The bottom line is that without the basics of shelter it is impossible for a person to even consider higher functions in life, like saving money, having a good job or pursuing a better education, yet alone the very most of fundamentals: feeling safe.
Would you truly feel safe if each night you had to figure out where you are going to sleep? How or if you're going to eat? If you are going to be missing your belongings in the morning when you wake up? Or concerned that some drunken clubgoer is going to urinate on you or beat you while you are sleeping?
Yes, we need to do more than just build shelters, but we also need more shelters. A lot more.
Currently there are only about 2,000 people housed in all of the shelters combined. It is estimated that on any given day there are 6,000 homeless on this island. Even if all 558 affordable rental units were available immediately, that may still leave roughly 3,000 unsheltered homeless out there. Approximately one third of them are children.
It is evident that we need more places, even if only temporary, for people to sleep and feel safe.
Temporary shelters provide multiple things:
Case managers need to know where they can find their clients on a regular basis. It's hard to help someone when you go looking for them and they are not where they were last. Sweep a beach? Start over from scratch.
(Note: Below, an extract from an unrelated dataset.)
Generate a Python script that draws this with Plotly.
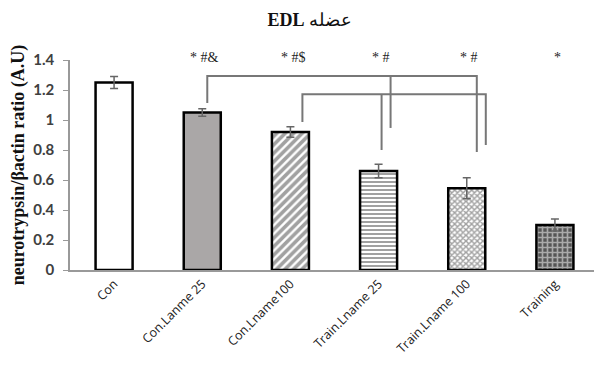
import plotly.graph_objects as go

categories = ["Con", "Con.Lanme 25", "Con.Lname100", "Train.Lname 25", "Train.Lname 100", "Training"]
values = [1.25, 1.05, 0.92, 0.66, 0.545, 0.30]
errors = [0.04, 0.025, 0.035, 0.045, 0.07, 0.04]
sig_labels = ["", "* #&", "* #$", "* #", "* #", "*"]
y_ticks = [0, 0.2, 0.4, 0.6, 0.8, 1, 1.2, 1.4]

fills = ["white", "#aaa7a7", "white", "white", "white", "#555555"]
pat_shapes = ["", "", "/", "-", "x", "+"]
pat_fg = ["black", "black", "#000000", "#666666", "#333333", "#333333"]
pat_bg = ["white", "#aaa7a7", "white", "white", "white", "white"]
pat_size = [8, 8, 6, 4, 4, 5]
pat_solid = [0.3, 0.3, 0.6, 0.5, 0.6, 0.55]

fig = go.Figure()
fig.add_trace(go.Bar(
    x=categories, y=values, width=0.42,
    marker=dict(
        color=fills,
        line=dict(color="black", width=2.5),
        pattern=dict(shape=pat_shapes, fgcolor=pat_fg, bgcolor=pat_bg,
                     size=pat_size, solidity=pat_solid, fillmode="overlay"),
    ),
    error_y=dict(type="data", array=errors, color="#666666", thickness=1.5, width=4),
    cliponaxis=False,
))

# significance labels
for i, lab in enumerate(sig_labels):
    if lab:
        fig.add_annotation(x=i + 0.03, y=1.415 / 1.4, text=lab, showarrow=False,
                           xref="x", yref="paper", yanchor="middle",
                           font=dict(family="Liberation Serif", size=14, color="#222"))

# brackets (x in category units, y in data units)
bracket_lines = [
    [(1.057, 1.113), (1.057, 1.293), (4.114, 1.293), (4.114, 0.787)],
    [(3.136, 1.293), (3.136, 0.947)],
    [(2.136, 0.987), (2.136, 1.171), (4.216, 1.171), (4.216, 0.833)],
    [(3.034, 1.171), (3.034, 0.80)],
]
for pts in bracket_lines:
    path = "M " + " L ".join(f"{x},{y}" for x, y in pts)
    fig.add_shape(type="path", path=path, xref="x", yref="y",
                  line=dict(color="#777777", width=2))

# page body has an 8px margin: size figure so the plot lands where the reference has it
fig.update_layout(
    width=594, height=357,
    margin=dict(l=62, r=3, t=52, b=95),
    plot_bgcolor="white", paper_bgcolor="white",
    showlegend=False,
    title=dict(text="<b>EDL</b> عضله", x=0.508, xanchor="center", y=0.966, yanchor="middle",
               font=dict(family="Liberation Serif", size=18, color="#111")),
    xaxis=dict(range=[-0.5, 5.5], showline=True, linecolor="#999999", linewidth=1.5,
               ticks="", tickangle=-45, automargin=False,
               tickfont=dict(family="Open Sans, Noto Sans, sans-serif", size=12.5, color="#222")),
    yaxis=dict(range=[0, 1.4], tickvals=y_ticks, ticktext=[f"{v:g}" for v in y_ticks],
               showline=True, linecolor="#999999", linewidth=1.5, ticks="outside",
               ticklen=5, tickcolor="#999999", showgrid=False, zeroline=False,
               automargin=False, ticklabelstandoff=6,
               tickfont=dict(family="Lato, Open Sans, sans-serif", size=15, color="#404040", weight="bold"),
               title=dict(text="<b>neurotrypsin/βactin ratio (A.U)</b>", standoff=8,
                          font=dict(family="Liberation Serif", size=18, color="#111"))),
)

fig.write_html("out.html")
Shelters provide that consistent place for a point of contact.
We need more shelters. Not just one, but maybe 10. And while $20 million may sound like a lot for a single shelter, getting it right the first time outweighs the long-term cost of taking a shortcut or skimping.
Now that the Next Step shelter has been open for almost two years, all involved have solid experience to know the extent of needs that must be met.
Twenty-million dollars is really a cheap investment into the first step of altering the life paths of real people, their families and their descendants. It's not the cost, but the cost effectiveness that counts. And doing it right the first time with a well-planned and implemented shelter is a better alternative to the pothole patchwork of having to do it over and over.
Curtis J. Kropar is executive director of Hawaiian Hope, a nonprofit organization that provides computer services to homeless shelters and service providers. He wrote this commentary for The Advertiser.